My 9 week old is on a pretty good nighttime schedule and we are putting him down between 9:30-10:30 each night. In his 7th week he had been going 7-8 hours in between feedings but has been waking 5-6 hours in between recently. I can get him to go back to sleep for another 3 hours if I re-insert pacifier a few times and am wondering if that will result in him going back to the longer initial sleep stretch in the future.

Melissa
MELISSA

It definitely will! That's amazing!!! Keep it up - sounds perfect!

JACKIE

Great, thank you! 😊

MELISSA ADDED A NEW COMMENT!
2 year old wakes a lot at night
CORIENA

Hi there,

My daughter just turned 2 and she still wakes a lot at night--once on a good night, 3-4 times on a bad night. We co-slept until around 18 months, and then I night weaned her and moved her to her own bed just next to ours.

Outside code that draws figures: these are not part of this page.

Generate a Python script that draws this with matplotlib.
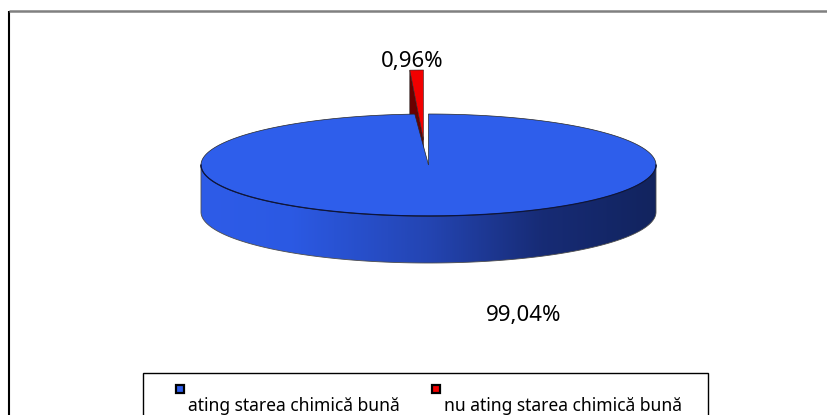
'''
3D-style pie: share of water bodies reaching good chemical status.
'''

import numpy as np
import matplotlib as mpl
from matplotlib import pyplot as plt
from matplotlib.patches import Polygon, Rectangle
from matplotlib.colors import LinearSegmentedColormap

mpl.rcParams['font.family'] = ['Noto Sans', 'DejaVu Sans']

#(0) Data:
labels  = ['ating starea chimică bună', 'nu ating starea chimică bună']
shares  = [99.04, 0.96]
tops    = ['#2E5EEB', '#F20000']
sides   = ['#2E5EEB', '#6A0000']

### pie geometry (pixel units):
cx, cy  = 428.5, 165.0
rx, ry  = 227.5, 51.0
depth   = 47.0
expl    = (-5.0, -25.0)   # offset of the exploded slice apex
ry_expl = 70.0            # perspective stretch of the exploded slice


def rim(th, x0=cx, y0=cy, a=rx, b=ry, dz=0.0):
	th = np.radians(th)
	return np.column_stack([x0 + a*np.cos(th), y0 - b*np.sin(th) + dz])


#(1) Plot:
plt.close('all')
fig = plt.figure(figsize=(8.28, 4.15), dpi=100)
ax  = fig.add_axes([0, 0, 1, 1])
ax.set_xlim(0, 828)
ax.set_ylim(415, 0)
ax.axis('off')

### slice angles (clockwise from 12 o'clock):
frac   = np.array(shares) / np.sum(shares)
bounds = 90 - 360*np.concatenate([[0], np.cumsum(frac)])
b0, b1 = bounds[0], bounds[1]   # blue: b0 -> b1
r0, r1 = bounds[1], bounds[2]   # red : r0 -> r1

### exploded red slice:
ax0, ay0 = cx + expl[0], cy + expl[1]
rr   = rim(np.linspace(r0, r1, 20), ax0, ay0, rx, ry_expl)
face = np.array([rr[0], [ax0, ay0], [ax0, ay0 + depth], rr[0] + [0, depth]])
ax.add_patch(Polygon(face, closed=True, fc=sides[1], ec='0.15', lw=0.4, zorder=1))
ax.add_patch(Polygon(np.vstack([[ax0, ay0], rr]), closed=True, fc=tops[1], ec='0.15', lw=0.4, zorder=2))

### blue side wall with horizontal shading:
th_front = np.linspace(-180, 0, 300)
top_arc  = rim(th_front)
bot_arc  = rim(th_front[::-1], dz=depth)
wall     = Polygon(np.vstack([top_arc, bot_arc]), closed=True, fc='none', ec='0.3', lw=0.6, zorder=4)
ax.add_patch(wall)
cmap = LinearSegmentedColormap.from_list('wall', [
	(0.00, (0.18, 0.36, 0.91)),
	(0.20, (0.17, 0.35, 0.89)),
	(0.50, (0.14, 0.27, 0.70)),
	(0.75, (0.09, 0.17, 0.46)),
	(1.00, (0.07, 0.14, 0.37)),
])
grad = np.linspace(0, 1, 256)[None, :]
im   = ax.imshow(grad, cmap=cmap, aspect='auto', extent=(cx - rx, cx + rx, cy + ry + depth, cy - 5),
                 zorder=3, interpolation='bicubic')
im.set_clip_path(wall)

### blue top face:
arc = rim(np.linspace(b0, b1, 600))
ax.add_patch(Polygon(np.vstack([[cx, cy], arc]), closed=True, fc=tops[0], ec='0.15', lw=0.5, zorder=5))
ax.plot(top_arc[:, 0], top_arc[:, 1], color='#0B1440', lw=0.9, zorder=6)

### value labels:
fmt = lambda v: f'{v:.2f}%'.replace('.', ',')
ax.text(412, 61, fmt(shares[1]), ha='center', va='center', fontsize=16, color='k', zorder=7)
ax.text(524, 315, fmt(shares[0]), ha='center', va='center', fontsize=16, color='k', zorder=7)

### legend:
ax.add_patch(Rectangle((143, 373), 565, 60, fc='white', ec='k', lw=1.0, zorder=7))
for x, s, c in zip([176, 432], labels, tops):
	ax.add_patch(Rectangle((x, 385), 8, 8, fc=c, ec='k', lw=1.6, zorder=8))
	ax.text(x + 12, 411, s, ha='left', va='baseline', fontsize=12.6, color='k', zorder=8)

### chart frame:
ax.plot([9, 9], [11, 420], color='k', lw=1.5, solid_capstyle='butt', zorder=9, clip_on=False)
ax.plot([9, 830], [11, 11], color='#808080', lw=1.8, solid_capstyle='butt', zorder=9, clip_on=False)

plt.savefig('out.png', dpi=100, facecolor='white')
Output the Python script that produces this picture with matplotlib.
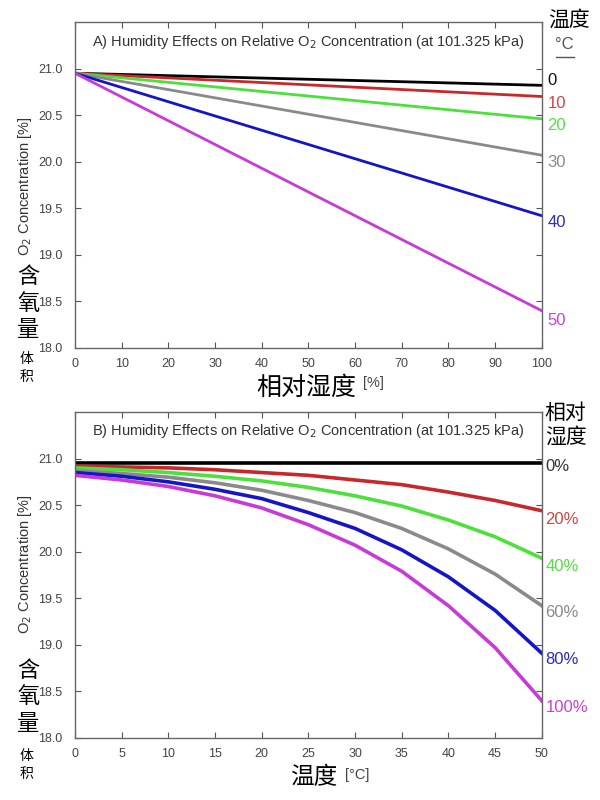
import matplotlib
matplotlib.use("Agg")
import matplotlib.pyplot as plt
from matplotlib.lines import Line2D

plt.rcParams['font.family'] = ['Liberation Sans', 'Noto Sans CJK SC', 'DejaVu Sans']

# ---- data: panel A (O2 vs relative humidity, one line per temperature) ----
rh_ends = [0, 100]
temps_a = ["0", "10", "20", "30", "40", "50"]
o2_start_a = 20.95
o2_end_a = [20.82, 20.70, 20.46, 20.07, 19.42, 18.40]

# ---- data: panel B (O2 vs temperature, one line per relative humidity) ----
temp_b = [0, 5, 10, 15, 20, 25, 30, 35, 40, 45, 50]
rh_labels_b = ["0%", "20%", "40%", "60%", "80%", "100%"]
o2_b = [
    [20.95, 20.95, 20.95, 20.95, 20.95, 20.95, 20.95, 20.95, 20.95, 20.95, 20.95],
    [20.92, 20.91, 20.90, 20.88, 20.85, 20.82, 20.77, 20.72, 20.64, 20.55, 20.44],
    [20.90, 20.88, 20.85, 20.81, 20.76, 20.69, 20.60, 20.49, 20.34, 20.16, 19.93],
    [20.87, 20.84, 20.80, 20.74, 20.66, 20.55, 20.42, 20.25, 20.03, 19.76, 19.42],
    [20.85, 20.81, 20.75, 20.67, 20.57, 20.42, 20.25, 20.02, 19.73, 19.37, 18.91],
    [20.82, 20.77, 20.70, 20.60, 20.47, 20.29, 20.07, 19.79, 19.42, 18.97, 18.40],
]

line_colors = ["#000000", "#c8282a", "#4ce03a", "#8a8a8a", "#1414c8", "#c83ad8"]
label_colors = ["#111111", "#d04545", "#55dd44", "#8a8a8a", "#2a2ac8", "#c840d8"]
label_colors_b = ["#333333", "#d04545", "#55dd44", "#8a8a8a", "#2a2ac8", "#c840d8"]
# label y positions (layout only)
label_y_a = [20.87, 20.62, 20.39, 19.99, 19.35, 18.30]
label_y_b = [20.91, 20.35, 19.84, 19.35, 18.84, 18.33]

title = "Humidity Effects on Relative O$_2$ Concentration (at 101.325 kPa)"
cjk = 'Noto Sans CJK SC'
tick_col = "#444444"

fig = plt.figure(figsize=(6, 8), dpi=100)
ax_a = fig.add_axes([0.125, 0.565, 0.778, 0.4075])
ax_b = fig.add_axes([0.125, 0.0775, 0.778, 0.4075])


def style_axis(ax):
    ax.set_ylim(18.0, 21.5)
    ax.set_yticks([18.0, 18.5, 19.0, 19.5, 20.0, 20.5, 21.0])
    ax.set_yticklabels(["18.0", "18.5", "19.0", "19.5", "20.0", "20.5", "21.0"])
    ax.tick_params(direction="in", top=True, right=True, length=4,
                   width=0.8, colors="#555555", labelcolor=tick_col,
                   labelsize=9)
    ax.tick_params(axis="y", pad=9)
    ax.tick_params(axis="x", pad=7)
    for s in ax.spines.values():
        s.set_color("#666666")
        s.set_linewidth(1.0)


# Panel A
for i in range(len(temps_a)):
    ax_a.plot(rh_ends, [o2_start_a, o2_end_a[i]], color=line_colors[i], lw=2.0)
    ax_a.annotate(temps_a[i], xy=(1.012, label_y_a[i]),
                  xycoords=("axes fraction", "data"),
                  color=label_colors[i], fontsize=12, va="center", ha="left",
                  annotation_clip=False)
ax_a.set_xlim(0, 100)
ax_a.set_xticks(range(0, 101, 10))
style_axis(ax_a)
ax_a.text(0.5, 0.938, "A) " + title, transform=ax_a.transAxes,
          ha="center", va="center", fontsize=10.5, color="#333333")

# Panel B
for i in range(len(rh_labels_b)):
    ax_b.plot(temp_b, o2_b[i], color=line_colors[i], lw=2.6)
    ax_b.annotate(rh_labels_b[i], xy=(1.008, label_y_b[i]),
                  xycoords=("axes fraction", "data"),
                  color=label_colors_b[i], fontsize=12, va="center", ha="left",
                  annotation_clip=False)
ax_b.set_xlim(0, 50)
ax_b.set_xticks(range(0, 51, 5))
style_axis(ax_b)
ax_b.text(0.5, 0.943, "B) " + title, transform=ax_b.transAxes,
          ha="center", va="center", fontsize=10.5, color="#333333")

# Y labels (English + Chinese)
for yc, yq, yv in [(0.7675, 0.621, 0.54), (0.295, 0.129, 0.044)]:
    fig.text(0.042, yc, "O$_2$ Concentration [%]", rotation=90,
             ha="center", va="center", fontsize=10.5, color="#333333")
    fig.text(0.047, yq, "含\n氧\n量", family=[cjk], ha="center", va="center",
             fontsize=16, linespacing=1.2)
    fig.text(0.045, yv, "体\n积", family=[cjk], ha="center", va="center",
             fontsize=10, linespacing=1.4)

# X labels
fig.text(0.51, 0.515, "相对湿度", family=[cjk], ha="center", va="center",
         fontsize=18)
fig.text(0.605, 0.521, "[%]", ha="left", va="center", fontsize=10.5,
         color="#444444")
fig.text(0.523, 0.0275, "温度", family=[cjk], ha="center", va="center",
         fontsize=17)
fig.text(0.575, 0.031, "[°C]", ha="left", va="center", fontsize=10.5,
         color="#444444")

# Right headers
fig.text(0.913, 0.975, "温度", family=[cjk], ha="left", va="center", fontsize=15)
fig.text(0.925, 0.944, "°C", ha="left", va="center", fontsize=12, color="#555555")
fig.add_artist(Line2D([0.927, 0.957], [0.929, 0.929], color="#555555",
                      lw=1.0, transform=fig.transFigure))
fig.text(0.908, 0.469, "相对\n湿度", family=[cjk], ha="left", va="center",
         fontsize=15, linespacing=1.1)

fig.savefig("out.png", dpi=100)
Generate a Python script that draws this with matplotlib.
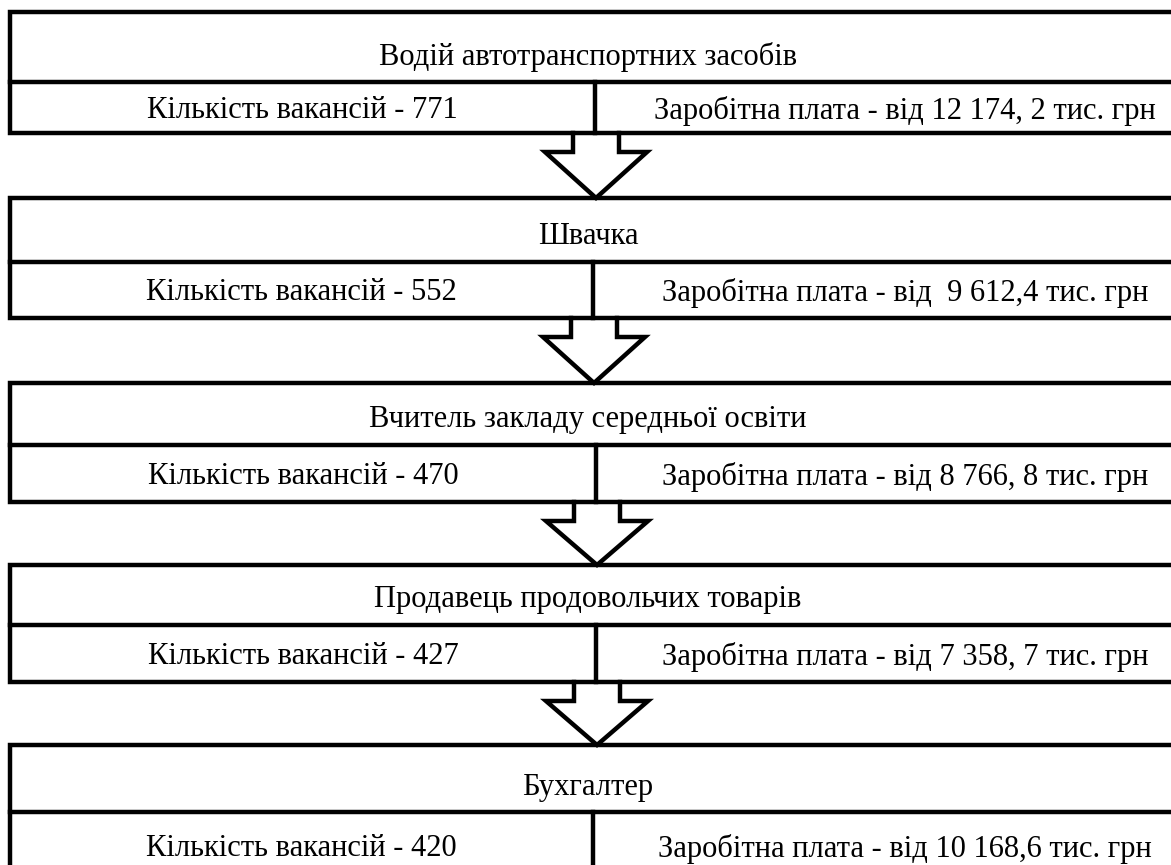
import matplotlib.pyplot as plt
from matplotlib.lines import Line2D

# data
professions = [
    "Водій автотранспортних засобів",
    "Швачка",
    "Вчитель закладу середньої освіти",
    "Продавець продовольчих товарів",
    "Бухгалтер",
]
vacancies = [771, 552, 470, 427, 420]
salaries = [
    "12 174, 2",
    " 9 612,4",
    "8 766, 8",
    "7 358, 7",
    "10 168,6",
]

# layout in pixels (y down)
W, H = 1171, 865
LEFT, RIGHT = 10, 1176
block_tops = [12, 198, 383, 565, 745]
block_mids = [82, 262, 445, 625, 812]
block_bots = [133, 318, 502, 682, 880]
dividers = [595, 593, 596, 596, 593]
LW = 3.2
FS = 22

plt.rcParams["font.family"] = ["Liberation Serif", "DejaVu Serif"]

fig = plt.figure(figsize=(W / 100, H / 100), dpi=100)
ax = fig.add_axes([0, 0, 1, 1])
ax.set_xlim(0, W)
ax.set_ylim(H, 0)
ax.axis("off")


def line(xs, ys):
    ax.add_line(Line2D(xs, ys, color="black", lw=LW,
                       solid_joinstyle="miter", solid_capstyle="projecting"))


for i, name in enumerate(professions):
    top, mid, bot, div = block_tops[i], block_mids[i], block_bots[i], dividers[i]
    line([RIGHT, LEFT, LEFT, RIGHT], [top, top, bot, bot])
    line([LEFT, RIGHT], [mid, mid])
    line([div, div], [mid, bot])

    ax.text((LEFT + 1166) / 2, mid - 25, name, ha="center", va="center", fontsize=FS)
    ax.text((LEFT + div) / 2, (mid + bot) / 2 + 3,
            f"Кількість вакансій - {vacancies[i]}",
            ha="center", va="center", fontsize=FS)
    ax.text(905, (mid + bot) / 2 + 3,
            f"Заробітна плата - від {salaries[i]} тис. грн",
            ha="center", va="center", fontsize=FS)

    # arrow to next block
    if i < len(professions) - 1:
        nxt = block_tops[i + 1]
        cx = div + 1
        sh = bot + 19
        line([cx - 23, cx - 23, cx - 51, cx, cx + 51, cx + 23, cx + 23],
             [bot, sh, sh, nxt, sh, sh, bot])

fig.savefig("out.png", dpi=100)
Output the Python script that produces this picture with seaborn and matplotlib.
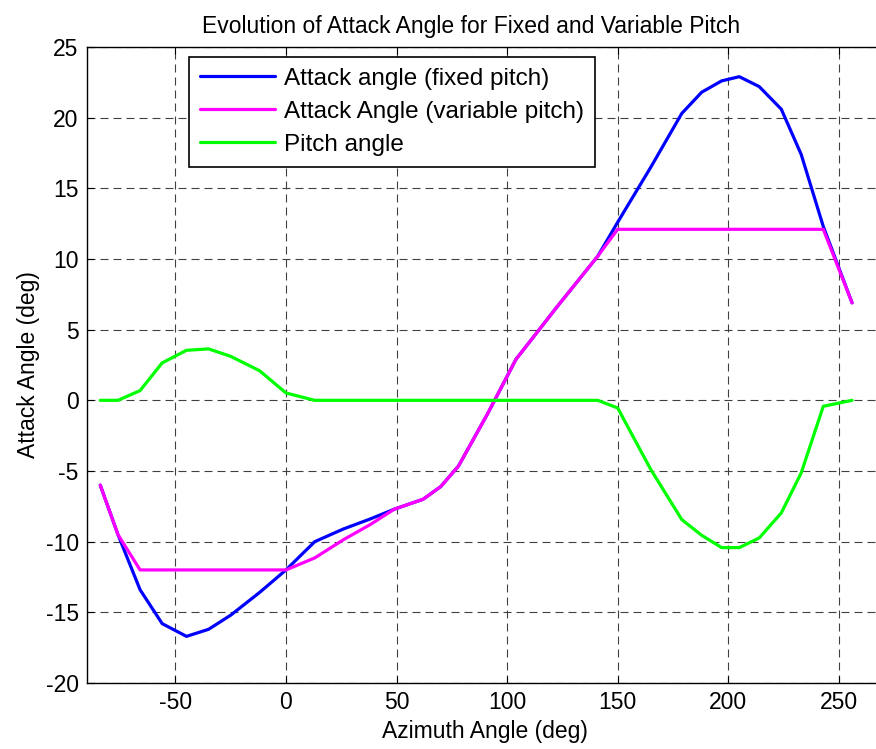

We have a going to bed routine (not always at the same time, though), and she normally falls asleep on her own after I kiss her and walk out the door. Her naps are irregular and we have no routine for those, but she goes to bed easily regardless of when or how long her nap was. BUT, she still wakes up at least twice usually and will go back to sleep pretty quickly if I just lay her back down and pat her, or give her a drink of water. Sometimes I change her b/c we use cloth diapers and she's pretty wet so I want to be sure that's not what's causing the waking. I'm just dying for an uninterrupted night's sleep, or even 5-6 hours. I have a hard time falling back to sleep once she wakes up, so I'm feeling very tired these days. Wanted to see if you have any advice.

Melissa
MELISSA

I am sure that is tough and exhausting! How much time do you play in her room with her?

CORIENA

Before bed or in general? Before bed we sometimes play a little, but right before bed we just read a book or two and then turn the light out.

CORIENA

Also, she doesn't have her own room--her bed is in our room which is not that big, so I recently moved all of her toys out into the living room. We do still play together in there sometimes--with the unfolded laundry and baskets or the occasional toy she brings into the room.

Melissa
MELISSA

i would take some time and really play one on one with her in her room. laugh, play, sing, dance, play hide n seek. just have fun. This builds confidence throughout the entire night. That being said, do you have a door monkey or a baby gate. You might also try and start using a reward/sticker chart. I would also explain at the beginning of bedtime that if she gets out of bed, mommy will need to shut the door. If she gets out, shut the door for 30 seconds. Open it and ask her if she can lay in her bed and not get up. Continue doing it/adding time if she gets out. Eventually the door becomes a privilege to keep opened. You just have to remain consistent about it.

Melissa
MELISSA

oh that changes things. are you open for transitioning her to her own room.